**WORK TO COMPLETE:**
Both the line containing "What D3.js code" and the line containing "178 - Paris" are part of the range to copy, along with every line between them. Copy it exactly and leave out the pictures.

**SUPPLIED ENTRIES:**

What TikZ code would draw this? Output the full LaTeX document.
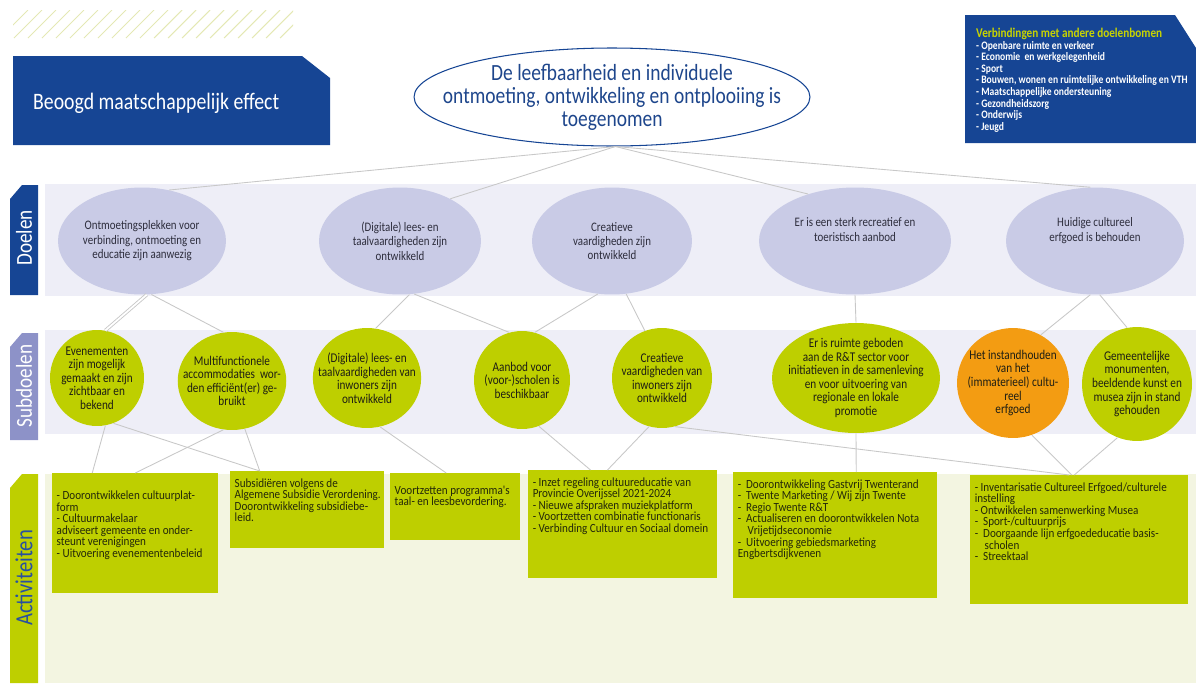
\documentclass[tikz,border=0pt]{standalone}
\usepackage{fontspec}
\setmainfont[FakeStretch=0.84]{Carlito}
\newfontfamily\actfont[FakeStretch=0.89]{Carlito}
\usetikzlibrary{shapes.geometric}

\definecolor{blauw}{RGB}{22,69,148}
\definecolor{effecttekst}{RGB}{30,70,140}
\definecolor{doelband}{RGB}{238,238,247}
\definecolor{doelvul}{RGB}{201,203,230}
\definecolor{doeltekst}{RGB}{45,45,60}
\definecolor{subtab}{RGB}{141,146,200}
\definecolor{groen}{RGB}{190,207,0}
\definecolor{oranje}{RGB}{243,156,18}
\definecolor{subtekst}{RGB}{30,30,20}
\definecolor{actband}{RGB}{243,245,225}
\definecolor{acttekst}{RGB}{35,40,10}
\definecolor{lijngrijs}{RGB}{200,200,200}
\definecolor{arcering}{RGB}{228,232,180}
\definecolor{geelgroen}{RGB}{200,212,0}
\definecolor{tabblauw}{RGB}{40,80,160}

\begin{document}
\begin{tikzpicture}[x=0.02cm,y=-0.02cm,
    effect/.style={
% The shape:
      ellipse,
      minimum width=7.92cm, minimum height=1.96cm,
      inner xsep=-18pt, inner ysep=0pt,
% The border:
      draw=blauw, line width=0.6pt, fill=white,
% The text:
      text=effecttekst, align=center,
      font=\fontsize{13.2}{13}\selectfont
    },
    doel/.style={
% The shape:
      ellipse, inner sep=0pt,
      minimum height=2.14cm,
% The filling:
      fill=doelvul,
% The text:
      text=doeltekst, align=center,
      font=\fontsize{7.4}{8.2}\selectfont
    },
    subdoel/.style={
      ellipse, inner sep=-6pt,
      fill=groen,
      text=subtekst, align=center,
      font=\fontsize{7.6}{7.7}\selectfont
    },
    activiteit/.style={
      rectangle, anchor=north west,
      inner xsep=2.5pt, inner ysep=4pt,
      fill=groen,
      text=acttekst,
      font=\actfont\fontsize{7.1}{6.6}\selectfont
    },
    tablabel/.style={rotate=90, font=\fontsize{13}{13}\selectfont},
    verbinding/.style={draw=lijngrijs, line width=0.5pt}
  ]
  \useasboundingbox (0,0) rectangle (1196,683);

  % hatching top left
  \begin{scope}
    \clip (13,10) rectangle (293,38);
    \foreach \x in {0,14,...,294}
      \draw[arcering, line width=0.6pt] (\x,38) -- (\x+28,10);
  \end{scope}

  % header boxes
  \fill[blauw] (13,56) -- (302,56) -- (330,78) -- (330,145) -- (13,145) -- cycle;
  \node[anchor=west, text=white, font=\fontsize{13.4}{13.4}\selectfont]
    (effectlabel) at (27,103) {Beoogd maatschappelijk effect};
  \fill[blauw] (965,15) -- (1175,15) -- (1196,48) -- (1196,143) -- (965,143) -- cycle;
  \node[anchor=north west, align=left, text=white,
        font=\bfseries\fontsize{6.5}{6.6}\selectfont]
    (verbind) at (970,22) {\textcolor{geelgroen}{\fontsize{7.6}{7.6}\selectfont Verbindingen met andere doelenbomen}\\
      - Openbare ruimte en verkeer\\
      - Economie\ \ en werkgelegenheid\\
      - Sport\\
      - Bouwen, wonen en ruimtelijke ontwikkeling en VTH\\
      - Maatschappelijke ondersteuning\\
      - Gezondheidszorg\\
      - Onderwijs\\
      - Jeugd};

  \node[effect] (effect) at (612,97)
    {De leefbaarheid en individuele\\ontmoeting, ontwikkeling en ontplooiing is\\toegenomen};

  % bands and tabs
  \fill[doelband] (45,184) rectangle (1196,296);
  \fill[doelband] (45,330) rectangle (1196,434);
  \fill[actband] (45,474) rectangle (1196,683);
  \fill[blauw] (10,199) -- (22,185) -- (38,185) -- (38,295) -- (10,295) -- cycle;
  \fill[subtab] (10,347) -- (22,333) -- (38,333) -- (38,440) -- (10,440) -- cycle;
  \fill[groen] (10,488) -- (22,474) -- (38,474) -- (38,683) -- (10,683) -- cycle;
  \node[tablabel, text=white] (doelenlabel) at (24,238) {Doelen};
  \node[tablabel, text=white] (subdoelenlabel) at (24,386) {Subdoelen};
  \node[tablabel, text=tabblauw, font=\fontsize{14}{14}\selectfont]
    (activiteitenlabel) at (24,578) {Activiteiten};

  % Doelen
  \node[doel, minimum width=3.36cm] (doel1) at (142,241)
    {Ontmoetingsplekken voor\\verbinding, ontmoeting en\\educatie zijn aanwezig};
  \node[doel, minimum width=3.24cm] (doel2) at (400,241)
    {(Digitale) lees- en\\taalvaardigheden zijn\\ontwikkeld};
  \node[doel, minimum width=3.2cm] (doel3) at (612,241)
    {Creatieve\\vaardigheden zijn\\ontwikkeld};
  \node[doel, minimum width=3.84cm] (doel4) at (855,241)
    {Er is een sterk recreatief en\\toeristisch aanbod\\[5pt]};
  \node[doel, minimum width=3.56cm] (doel5) at (1095,241)
    {Huidige cultureel\\erfgoed is behouden\\[5pt]};

  % Subdoelen
  \node[subdoel, minimum width=1.88cm, minimum height=1.92cm] (sub1) at (97,378)
    {Evenementen\\zijn mogelijk\\gemaakt en zijn\\zichtbaar en\\bekend};
  \node[subdoel, minimum width=1.96cm, minimum height=1.96cm] (sub2) at (232,381)
    {Multifunctionele\\accommodaties\ \ wor-\\den efficiënt(er) ge-\\bruikt};
  \node[subdoel, minimum width=2cm, minimum height=2cm] (sub3) at (367,378)
    {(Digitale) lees- en\\taalvaardigheden van\\inwoners zijn\\ontwikkeld};
  \node[subdoel, minimum width=1.92cm, minimum height=1.96cm] (sub4) at (522,380)
    {Aanbod voor\\(voor-)scholen is\\beschikbaar};
  \node[subdoel, minimum width=2cm, minimum height=2cm] (sub5) at (662,378)
    {Creatieve\\vaardigheden van\\inwoners zijn\\ontwikkeld};
  \node[subdoel, minimum width=3.36cm, minimum height=2.2cm] (sub6) at (856,378)
    {Er is ruimte geboden\\aan de R\&T sector voor\\initiatieven in de samenleving\\en voor uitvoering van\\regionale en lokale\\promotie};
  \node[subdoel, fill=oranje, minimum width=2.24cm, minimum height=2.2cm] (sub7) at (1013,383)
    {Het instandhouden\\van het\\(immaterieel) cultu-\\reel\\erfgoed};
  \node[subdoel, minimum width=2.2cm, minimum height=2.28cm] (sub8) at (1137,384)
    {Gemeentelijke\\monumenten,\\beeldende kunst en\\musea zijn in stand\\gehouden};

  % Activiteiten
  \node[activiteit] (act1) at (52,473)
    {\parbox[t][2.12cm][t]{3.14cm}{\raggedright\vspace*{6pt}
      - Doorontwikkelen cultuurplat-\\form\\- Cultuurmakelaar\\adviseert gemeente en onder-\\steunt verenigingen\\- Uitvoering evenementenbeleid}};
  \node[activiteit] (act2) at (230,471)
    {\parbox[t][1.26cm][t]{2.9cm}{\raggedright
      Subsidiëren volgens de\\\mbox{Algemene Subsidie Verordening.}\\Doorontwikkeling subsidiebe-\\leid.}};
  \node[activiteit] (act3) at (390,473)
    {\parbox[t][1.06cm][t]{2.42cm}{\raggedright\vspace*{3pt}
      Voortzetten programma's\\taal- en leesbevordering.}};
  \node[activiteit] (act4) at (528,470)
    {\parbox[t][1.88cm][t]{3.59cm}{\raggedright
      - Inzet regeling cultuureducatie van\\Provincie Overijssel 2021-2024\\- Nieuwe afspraken muziekplatform\\- Voortzetten combinatie functionaris\\- Verbinding Cultuur en Sociaal domein}};
  \node[activiteit] (act5) at (733,472)
    {\parbox[t][2.24cm][t]{3.9cm}{\raggedright
      -\ \ Doorontwikkeling Gastvrij Twenterand\\-\ \ Twente Marketing / Wij zijn Twente\\-\ \ Regio Twente R\&T\\-\ \ Actualiseren en doorontwikkelen Nota\\\hspace*{0.8em}Vrijetijdseconomie\\-\ \ Uitvoering gebiedsmarketing\\Engbertsdijkvenen}};
  \node[activiteit] (act6) at (970,475)
    {\parbox[t][2.3cm][t]{4.18cm}{\raggedright
      - Inventarisatie Cultureel Erfgoed/culturele\\instelling\\- Ontwikkelen samenwerking Musea\\-\ \ Sport-/cultuurprijs\\-\ \ Doorgaande lijn erfgoededucatie basis-\\\hspace*{0.8em}scholen\\-\ \ Streektaal}};

  % effect to doelen
  \draw[verbinding] (effect.-86) -- (doel1.62);
  \draw[verbinding] (effect.-86) -- (doel2.40);
  \draw[verbinding] (effect.-86) -- (doel4.135);
  \draw[verbinding] (effect.-86) -- (doel5.95);

  % doelen to subdoelen
  \draw[verbinding, double=white, double distance=1pt] (doel1.-85) -- (sub1.80);
  \draw[verbinding] (doel1.-80) -- (sub2.100);
  \draw[verbinding] (doel2.-80) -- (sub3.80);
  \draw[verbinding] (doel2.-75) -- (sub4.105);
  \draw[verbinding] (doel3.-105) -- (sub4.75);
  \draw[verbinding] (doel3.-75) -- (sub5.110);
  \draw[verbinding] (doel4.south) -- (sub6.north);
  \draw[verbinding] (doel5.-95) -- (sub7.60);
  \draw[verbinding] (doel5.-85) -- (sub8.100);

  % subdoelen to activiteiten
  \draw[verbinding] (sub1.-80) -- ([xshift=-0.86cm]act1.north);
  \draw[verbinding] (sub1.-70) -- ([xshift=-0.95cm]act2.north);
  \draw[verbinding] (sub2.-100) -- (act1.north);
  \draw[verbinding] (sub2.-75) -- ([xshift=-0.95cm]act2.north);
  \draw[verbinding] (sub3.-75) -- ([xshift=-0.18cm]act3.north);
  \draw[verbinding] (sub4.-70) -- ([xshift=-0.64cm]act4.north);
  \draw[verbinding] (sub5.-105) -- ([xshift=-0.3cm]act4.north);
  \draw[verbinding] (sub5.-75) -- ([xshift=-0.2cm]act6.north);
  \draw[verbinding] (sub6.south) -- ([xshift=0.42cm]act5.north);
  \draw[verbinding] (sub7.-70) -- ([xshift=-0.15cm]act6.north);
  \draw[verbinding] (sub8.-110) -- ([xshift=-0.1cm]act6.north);
\end{tikzpicture}
\end{document}
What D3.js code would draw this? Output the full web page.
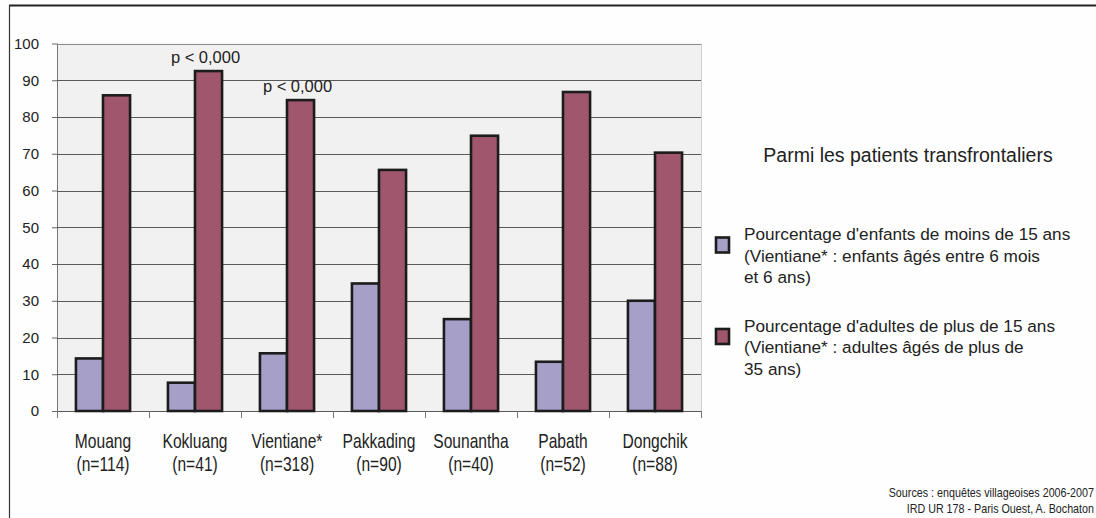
<!DOCTYPE html>
<html><head><meta charset="utf-8">
<script src="https://cdn.jsdelivr.net/npm/d3@7"></script>
<style>
html,body{margin:0;padding:0;background:#fefefe;}
svg{display:block;}
</style></head>
<body>
<svg id="chart" width="1096" height="518"></svg>
<script>
const categories = ["Mouang","Kokluang","Vientiane*","Pakkading","Sounantha","Pabath","Dongchik"];
const sampleSizes = ["(n=114)","(n=41)","(n=318)","(n=90)","(n=40)","(n=52)","(n=88)"];
const enfants = [14.3, 7.7, 15.7, 34.7, 25.0, 13.4, 30.0];
const adultes = [85.9, 92.5, 84.6, 65.6, 74.9, 86.8, 70.3];
const yTicks = [0,10,20,30,40,50,60,70,80,90,100];
const annotations = [{cat:"Kokluang", text:"p < 0,000"},{cat:"Vientiane*", text:"p < 0,000"}];
const seriesNames = ["enfants","adultes"];
const legendTitle = "Parmi les patients transfrontaliers";
const legendLines = [
  ["Pourcentage d'enfants de moins de 15 ans","(Vientiane* : enfants âgés entre 6 mois","et 6 ans)"],
  ["Pourcentage d'adultes de plus de 15 ans","(Vientiane* : adultes âgés de plus de","35 ans)"]
];
const sources = ["Sources : enquêtes villageoises 2006-2007","IRD UR 178 - Paris Ouest, A. Bochaton"];

(function(){
const colors = {enfants:"#a6a0c9", adultes:"#a0576e"};
const svg = d3.select("#chart");
const font = "'Liberation Sans', Arial, sans-serif";

// frame
svg.append("line").attr("x1",9).attr("x2",1096).attr("y1",5.5).attr("y2",5.5).attr("stroke","#222").attr("stroke-width",2);
svg.append("line").attr("x1",9.5).attr("x2",9.5).attr("y1",5).attr("y2",518).attr("stroke","#333").attr("stroke-width",1.2);

const pLeft=57, pRight=701, pTop=43.5, pBottom=411;
const x = d3.scaleBand().domain(categories).range([pLeft,pRight]).padding(0);
const x1 = d3.scaleBand().domain(seriesNames).range([0,x.bandwidth()]).paddingInner(0).paddingOuter(0.7);
const y = d3.scaleLinear().domain([0,100]).range([pBottom,pTop]);

svg.append("rect").attr("x",pLeft).attr("y",pTop).attr("width",pRight-pLeft).attr("height",pBottom-pTop).attr("fill","#f2f1f1");
svg.append("line").attr("x1",pRight+0.5).attr("x2",pRight+0.5).attr("y1",pTop).attr("y2",pBottom).attr("stroke","#cfcfcf");

// y axis
const yAxis = d3.axisLeft(y).tickValues(yTicks).tickSize(5).tickPadding(13);
const gy = svg.append("g").attr("transform",`translate(${pLeft},0)`).call(yAxis);
gy.select(".domain").attr("stroke","#777").attr("d",`M0.5,${pTop}V${pBottom+7}`);
gy.selectAll(".tick line").attr("stroke","#666");
gy.selectAll(".tick text").attr("font-family",font).attr("font-size",15).attr("fill","#222");
// gridlines
svg.append("g").selectAll("line").data(yTicks).join("line")
  .attr("x1",pLeft).attr("x2",pRight).attr("y1",d=>Math.round(y(d))+0.5).attr("y2",d=>Math.round(y(d))+0.5)
  .attr("stroke",d=>d===100?"#8a8a8a":"#5a5a5a").attr("stroke-width",1);

// x axis ticks
const xTickPos = categories.map(c=>x(c)).concat([pRight]);
svg.append("g").selectAll("line").data(xTickPos).join("line")
  .attr("x1",d=>Math.round(d)+0.5).attr("x2",d=>Math.round(d)+0.5).attr("y1",pBottom).attr("y2",pBottom+7).attr("stroke","#777");

// bars
const g = svg.append("g");
categories.forEach((c,i)=>{
  const vals = {enfants:enfants[i], adultes:adultes[i]};
  seriesNames.forEach(s=>{
    g.append("rect")
      .attr("x",x(c)+x1(s)).attr("y",y(vals[s]))
      .attr("width",x1.bandwidth()).attr("height",pBottom-y(vals[s]))
      .attr("fill",colors[s]).attr("stroke","#1c1c1c").attr("stroke-width",2.6);
  });
});

// annotations
annotations.forEach(a=>{
  const i = categories.indexOf(a.cat);
  svg.append("text").attr("x",x(a.cat)+x1("adultes")+x1.bandwidth()/2-3).attr("y",y(adultes[i])-8)
    .attr("text-anchor","middle").attr("font-family",font).attr("font-size",16.5).attr("fill","#222").text(a.text);
});

// condensed text helper
function cText(px, py, t, size, sx, anchor){
  svg.append("g").attr("transform",`translate(${px},${py}) scale(${sx},1)`)
    .append("text").attr("x",0).attr("y",0).attr("text-anchor",anchor).attr("font-family",font)
    .attr("font-size",size).attr("fill","#222").text(t);
}

// category labels
categories.forEach((c,i)=>{
  const cx = x(c)+x.bandwidth()/2;
  cText(cx, 448, c, 20, 0.78, "middle");
  cText(cx, 471, sampleSizes[i], 20, 0.78, "middle");
});

// legend
svg.append("text").attr("x",908).attr("y",162).attr("text-anchor","middle").attr("font-family",font).attr("font-size",19.5).attr("fill","#222").text(legendTitle);
const legY = [240, 331.5];
seriesNames.forEach((s,k)=>{
  svg.append("rect").attr("x",716).attr("y",legY[k]-2.5).attr("width",13).attr("height",15)
    .attr("fill",colors[s]).attr("stroke","#1c1c1c").attr("stroke-width",2.6);
  legendLines[k].forEach((t,j)=>{
    svg.append("text").attr("x",744).attr("y",legY[k]+j*21.7).attr("font-family",font).attr("font-size",17.2).attr("fill","#222").text(t);
  });
});

// sources
sources.forEach((t,j)=>{
  cText(1094, 497+j*16, t, 12.5, 0.86, "end");
});
})();
</script>
</body></html>
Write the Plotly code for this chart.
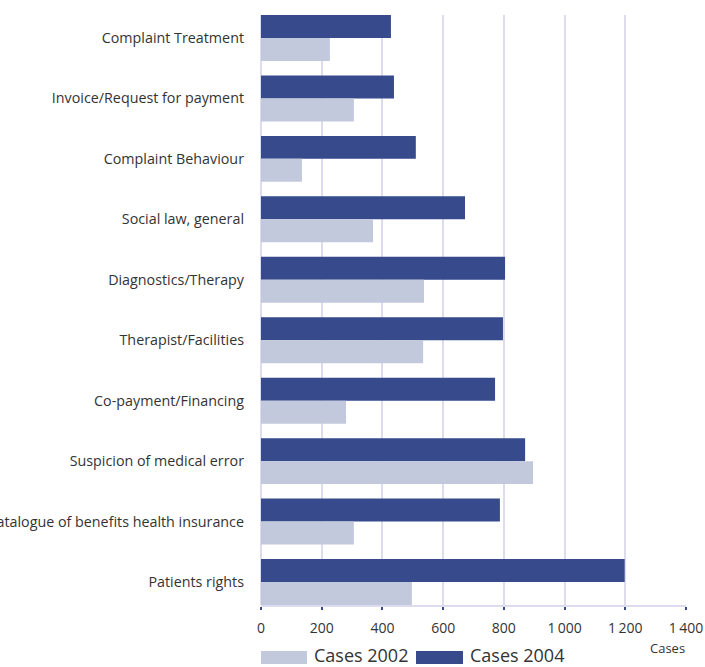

**SOLVED EXERCISE:**
What D3.js code would draw this? Output the full web page.
<!DOCTYPE html>
<html><head><meta charset="utf-8">
<script src="https://cdn.jsdelivr.net/npm/d3@7"></script>
<style>
html,body{margin:0;padding:0;background:#fefefe;}
svg{display:block;}
</style></head>
<body>
<svg id="chart" width="1096" height="518"></svg>
<script>
const categories = ["Mouang","Kokluang","Vientiane*","Pakkading","Sounantha","Pabath","Dongchik"];
const sampleSizes = ["(n=114)","(n=41)","(n=318)","(n=90)","(n=40)","(n=52)","(n=88)"];
const enfants = [14.3, 7.7, 15.7, 34.7, 25.0, 13.4, 30.0];
const adultes = [85.9, 92.5, 84.6, 65.6, 74.9, 86.8, 70.3];
const yTicks = [0,10,20,30,40,50,60,70,80,90,100];
const annotations = [{cat:"Kokluang", text:"p < 0,000"},{cat:"Vientiane*", text:"p < 0,000"}];
const seriesNames = ["enfants","adultes"];
const legendTitle = "Parmi les patients transfrontaliers";
const legendLines = [
  ["Pourcentage d'enfants de moins de 15 ans","(Vientiane* : enfants âgés entre 6 mois","et 6 ans)"],
  ["Pourcentage d'adultes de plus de 15 ans","(Vientiane* : adultes âgés de plus de","35 ans)"]
];
const sources = ["Sources : enquêtes villageoises 2006-2007","IRD UR 178 - Paris Ouest, A. Bochaton"];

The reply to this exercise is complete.